In this study, the computer system taught itself to analyze not only the known genes, and their supporting DNA, but also the excess ‘junk’ DNA – which is thought to be pointless, but makes up 99 percent of the human genome. It sorted through every potential chemical pair of genes and regulatory DNA there could be to understand what the ‘outcome’ would be – a task that would take a human a lifetime
As our understanding of the human genome deepens, we are coming to see that it is far more complex and impenetrable than at first blush.
The map led to many discoveries, but many more dead-ends as we learned our assumptions (that, for example, many disorders would boil down to one gene) were too simplistic.
Artificial intelligence is helping to speed up some of those deflating discoveries and help us work out what questions we should be asking.
In this study, the computer system taught itself to analyze not only the known genes, and their supporting DNA, but also the excess ‘junk’ DNA – which is thought to be pointless, but makes up 99 percent of the human genome.
It sorted through every potential chemical pair of genes and regulatory DNA there could be to understand what the ‘outcome’ would be – a task that would take a human a lifetime, if that.
It also analyzed disease-causing mutations we already know about.
All of that helped the computer to compile a ‘disease impact score,’ a way to measure how likely a mutation is to have an effect on disease.
It is not the first time this has been done, but this time the AI was trained to give greater emphasis to some mutations depending on how influential they would be.
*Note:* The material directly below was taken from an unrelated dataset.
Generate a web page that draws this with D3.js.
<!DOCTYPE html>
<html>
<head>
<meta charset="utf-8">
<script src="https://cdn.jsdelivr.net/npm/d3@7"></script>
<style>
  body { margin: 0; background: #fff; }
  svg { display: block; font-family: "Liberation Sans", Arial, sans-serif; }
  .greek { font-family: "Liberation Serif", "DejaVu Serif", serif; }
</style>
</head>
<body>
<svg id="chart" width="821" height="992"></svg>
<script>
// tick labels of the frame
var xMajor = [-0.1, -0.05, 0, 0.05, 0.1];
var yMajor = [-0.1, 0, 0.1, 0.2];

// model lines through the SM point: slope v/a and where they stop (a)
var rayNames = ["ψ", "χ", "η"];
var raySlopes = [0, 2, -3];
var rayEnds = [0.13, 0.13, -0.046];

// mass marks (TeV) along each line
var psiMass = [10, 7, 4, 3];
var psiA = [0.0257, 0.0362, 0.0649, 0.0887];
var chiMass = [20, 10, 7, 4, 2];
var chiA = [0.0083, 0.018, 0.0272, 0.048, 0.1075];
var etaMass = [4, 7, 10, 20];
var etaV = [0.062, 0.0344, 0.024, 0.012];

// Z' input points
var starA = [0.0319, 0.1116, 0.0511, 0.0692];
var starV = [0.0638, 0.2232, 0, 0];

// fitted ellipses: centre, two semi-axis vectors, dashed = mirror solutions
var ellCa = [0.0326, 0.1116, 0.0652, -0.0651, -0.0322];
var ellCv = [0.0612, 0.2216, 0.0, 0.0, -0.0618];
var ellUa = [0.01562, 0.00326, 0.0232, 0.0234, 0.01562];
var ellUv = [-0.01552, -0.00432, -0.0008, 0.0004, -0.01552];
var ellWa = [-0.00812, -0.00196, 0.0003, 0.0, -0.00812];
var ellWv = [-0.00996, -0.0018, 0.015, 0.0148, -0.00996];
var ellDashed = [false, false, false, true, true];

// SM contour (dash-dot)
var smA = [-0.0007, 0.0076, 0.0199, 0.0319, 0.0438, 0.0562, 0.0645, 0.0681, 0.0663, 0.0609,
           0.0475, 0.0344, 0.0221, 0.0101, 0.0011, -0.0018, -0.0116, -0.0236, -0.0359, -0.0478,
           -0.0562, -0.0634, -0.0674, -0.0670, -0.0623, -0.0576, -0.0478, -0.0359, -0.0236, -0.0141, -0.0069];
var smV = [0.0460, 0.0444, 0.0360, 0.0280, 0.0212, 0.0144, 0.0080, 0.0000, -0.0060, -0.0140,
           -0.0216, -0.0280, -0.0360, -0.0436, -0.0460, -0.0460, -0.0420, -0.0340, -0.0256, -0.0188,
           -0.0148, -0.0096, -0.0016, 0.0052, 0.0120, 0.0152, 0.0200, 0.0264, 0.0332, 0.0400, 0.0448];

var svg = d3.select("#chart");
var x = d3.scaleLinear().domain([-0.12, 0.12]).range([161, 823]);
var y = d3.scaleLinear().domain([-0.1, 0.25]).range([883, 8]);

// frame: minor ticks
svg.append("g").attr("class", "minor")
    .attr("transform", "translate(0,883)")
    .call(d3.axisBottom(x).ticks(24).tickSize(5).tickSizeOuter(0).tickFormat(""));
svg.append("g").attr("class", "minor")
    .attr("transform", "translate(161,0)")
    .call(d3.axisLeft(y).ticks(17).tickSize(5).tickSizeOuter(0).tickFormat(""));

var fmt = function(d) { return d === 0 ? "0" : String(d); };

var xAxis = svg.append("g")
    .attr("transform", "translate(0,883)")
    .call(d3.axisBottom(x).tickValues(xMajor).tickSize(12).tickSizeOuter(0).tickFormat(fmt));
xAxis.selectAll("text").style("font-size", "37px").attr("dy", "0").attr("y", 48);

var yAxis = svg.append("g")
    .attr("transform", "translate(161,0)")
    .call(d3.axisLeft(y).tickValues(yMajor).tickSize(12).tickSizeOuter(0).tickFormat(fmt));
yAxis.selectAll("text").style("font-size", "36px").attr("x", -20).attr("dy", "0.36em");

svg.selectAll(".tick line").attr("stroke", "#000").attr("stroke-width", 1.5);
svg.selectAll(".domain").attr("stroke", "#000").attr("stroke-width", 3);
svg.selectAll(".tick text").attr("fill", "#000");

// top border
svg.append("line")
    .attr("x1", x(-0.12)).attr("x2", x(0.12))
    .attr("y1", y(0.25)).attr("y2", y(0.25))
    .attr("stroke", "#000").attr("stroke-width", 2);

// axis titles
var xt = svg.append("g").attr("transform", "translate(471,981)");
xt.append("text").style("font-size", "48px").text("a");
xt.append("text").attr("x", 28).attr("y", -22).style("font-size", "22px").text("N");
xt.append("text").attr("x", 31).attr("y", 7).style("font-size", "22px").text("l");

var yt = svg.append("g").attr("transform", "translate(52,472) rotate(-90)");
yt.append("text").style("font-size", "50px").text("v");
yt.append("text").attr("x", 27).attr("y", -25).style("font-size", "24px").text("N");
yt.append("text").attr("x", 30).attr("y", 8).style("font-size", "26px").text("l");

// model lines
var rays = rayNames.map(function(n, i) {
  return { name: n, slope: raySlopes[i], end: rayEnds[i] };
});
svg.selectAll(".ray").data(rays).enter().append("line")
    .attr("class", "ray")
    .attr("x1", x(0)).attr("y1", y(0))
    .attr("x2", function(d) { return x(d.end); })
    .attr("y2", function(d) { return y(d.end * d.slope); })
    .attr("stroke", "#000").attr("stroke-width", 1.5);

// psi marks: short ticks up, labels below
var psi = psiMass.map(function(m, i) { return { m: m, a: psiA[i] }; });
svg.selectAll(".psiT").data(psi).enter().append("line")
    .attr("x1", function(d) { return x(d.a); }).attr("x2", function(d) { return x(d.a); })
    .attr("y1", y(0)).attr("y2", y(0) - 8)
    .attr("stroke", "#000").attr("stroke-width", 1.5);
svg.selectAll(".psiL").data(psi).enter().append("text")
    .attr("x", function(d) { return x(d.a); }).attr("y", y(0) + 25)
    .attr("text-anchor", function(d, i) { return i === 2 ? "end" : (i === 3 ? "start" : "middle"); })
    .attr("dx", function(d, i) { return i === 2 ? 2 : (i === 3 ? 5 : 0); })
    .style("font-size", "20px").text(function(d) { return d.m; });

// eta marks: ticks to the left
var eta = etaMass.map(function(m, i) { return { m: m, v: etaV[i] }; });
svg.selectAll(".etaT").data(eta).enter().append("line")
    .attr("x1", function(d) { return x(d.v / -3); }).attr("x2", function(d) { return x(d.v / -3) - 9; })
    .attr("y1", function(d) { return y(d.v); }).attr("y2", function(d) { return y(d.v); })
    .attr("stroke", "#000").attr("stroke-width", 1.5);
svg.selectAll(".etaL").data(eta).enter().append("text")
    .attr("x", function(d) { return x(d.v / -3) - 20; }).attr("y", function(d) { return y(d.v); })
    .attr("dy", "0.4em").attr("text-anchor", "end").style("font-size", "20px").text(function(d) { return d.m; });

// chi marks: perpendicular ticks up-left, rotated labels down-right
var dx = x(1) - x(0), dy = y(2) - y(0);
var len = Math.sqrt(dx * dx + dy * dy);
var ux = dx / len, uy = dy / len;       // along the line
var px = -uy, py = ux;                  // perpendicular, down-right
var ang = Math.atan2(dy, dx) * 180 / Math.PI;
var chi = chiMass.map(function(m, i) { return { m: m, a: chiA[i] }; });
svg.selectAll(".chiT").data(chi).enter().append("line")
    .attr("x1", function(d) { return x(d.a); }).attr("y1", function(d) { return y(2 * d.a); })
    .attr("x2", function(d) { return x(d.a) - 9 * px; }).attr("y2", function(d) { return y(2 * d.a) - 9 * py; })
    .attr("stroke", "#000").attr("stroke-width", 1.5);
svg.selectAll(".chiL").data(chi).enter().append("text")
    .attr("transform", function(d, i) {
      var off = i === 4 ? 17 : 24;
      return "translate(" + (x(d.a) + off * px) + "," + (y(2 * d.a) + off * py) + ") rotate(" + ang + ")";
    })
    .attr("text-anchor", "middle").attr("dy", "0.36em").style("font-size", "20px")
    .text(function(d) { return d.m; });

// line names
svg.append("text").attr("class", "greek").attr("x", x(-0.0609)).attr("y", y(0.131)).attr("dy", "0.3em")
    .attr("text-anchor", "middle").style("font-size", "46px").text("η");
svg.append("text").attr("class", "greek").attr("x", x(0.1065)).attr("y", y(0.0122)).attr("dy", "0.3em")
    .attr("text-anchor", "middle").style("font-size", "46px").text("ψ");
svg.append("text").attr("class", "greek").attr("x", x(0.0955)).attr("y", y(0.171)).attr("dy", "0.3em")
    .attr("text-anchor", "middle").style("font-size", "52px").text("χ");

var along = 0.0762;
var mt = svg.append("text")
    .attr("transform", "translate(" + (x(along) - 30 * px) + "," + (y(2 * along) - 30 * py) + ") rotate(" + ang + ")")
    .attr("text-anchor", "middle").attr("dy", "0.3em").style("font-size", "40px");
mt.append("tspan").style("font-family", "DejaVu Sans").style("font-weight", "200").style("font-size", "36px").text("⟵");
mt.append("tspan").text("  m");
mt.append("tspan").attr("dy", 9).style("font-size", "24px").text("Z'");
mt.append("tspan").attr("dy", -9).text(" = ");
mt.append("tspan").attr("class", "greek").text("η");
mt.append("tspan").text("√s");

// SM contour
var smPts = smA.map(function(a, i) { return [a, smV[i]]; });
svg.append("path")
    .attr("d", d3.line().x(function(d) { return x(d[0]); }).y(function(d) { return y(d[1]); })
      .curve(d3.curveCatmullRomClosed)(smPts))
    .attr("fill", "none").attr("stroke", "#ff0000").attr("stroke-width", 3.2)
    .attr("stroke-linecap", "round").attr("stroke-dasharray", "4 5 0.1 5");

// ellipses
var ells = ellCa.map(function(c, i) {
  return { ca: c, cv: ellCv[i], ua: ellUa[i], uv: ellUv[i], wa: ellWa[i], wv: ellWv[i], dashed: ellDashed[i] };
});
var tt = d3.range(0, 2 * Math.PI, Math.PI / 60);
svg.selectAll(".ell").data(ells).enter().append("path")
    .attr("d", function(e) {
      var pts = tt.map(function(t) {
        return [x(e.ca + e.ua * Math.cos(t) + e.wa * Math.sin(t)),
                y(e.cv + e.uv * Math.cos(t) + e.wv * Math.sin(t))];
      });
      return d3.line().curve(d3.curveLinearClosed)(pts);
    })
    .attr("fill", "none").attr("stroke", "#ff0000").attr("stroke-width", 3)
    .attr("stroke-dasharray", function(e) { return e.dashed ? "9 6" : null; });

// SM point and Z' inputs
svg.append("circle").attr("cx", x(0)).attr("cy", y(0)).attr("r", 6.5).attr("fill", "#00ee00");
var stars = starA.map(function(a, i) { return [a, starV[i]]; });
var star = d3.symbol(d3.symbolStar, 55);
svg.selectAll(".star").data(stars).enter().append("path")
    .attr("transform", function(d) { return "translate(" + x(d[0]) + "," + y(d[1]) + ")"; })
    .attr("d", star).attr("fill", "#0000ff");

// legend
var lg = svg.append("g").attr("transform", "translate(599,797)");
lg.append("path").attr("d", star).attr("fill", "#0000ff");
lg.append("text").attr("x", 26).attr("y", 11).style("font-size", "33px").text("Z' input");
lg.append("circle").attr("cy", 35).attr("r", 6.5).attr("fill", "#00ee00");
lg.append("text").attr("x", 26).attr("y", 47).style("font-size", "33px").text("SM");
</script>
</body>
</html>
Previously, studies like this have found no significant difference in regulatory genes between people with autism and their relatives without.
This study saw a marked difference.
The computer analyzed the genomes of 1,790 families with ‘simplex’ autism – i.e. one child, but no others, has the disorder.
Previously, fewer than 30 percent of the people had a previously identified genetic cause. The rest were mysterious.
But the researchers said their discovery of mutations in ‘junk’ DNA do away with some of that mystery.
‘They say that when you meet one person with autism you have met one person with autism because no cases are alike,’ said Chandra Theesfeld at Princeton’s Lewis-Sigler Institute for Integrative Genomics.
‘Genetically, it seems to be the same way.’
‘Now we open the field to understand all the factors that may be involved in autism,’ Theesfeld added.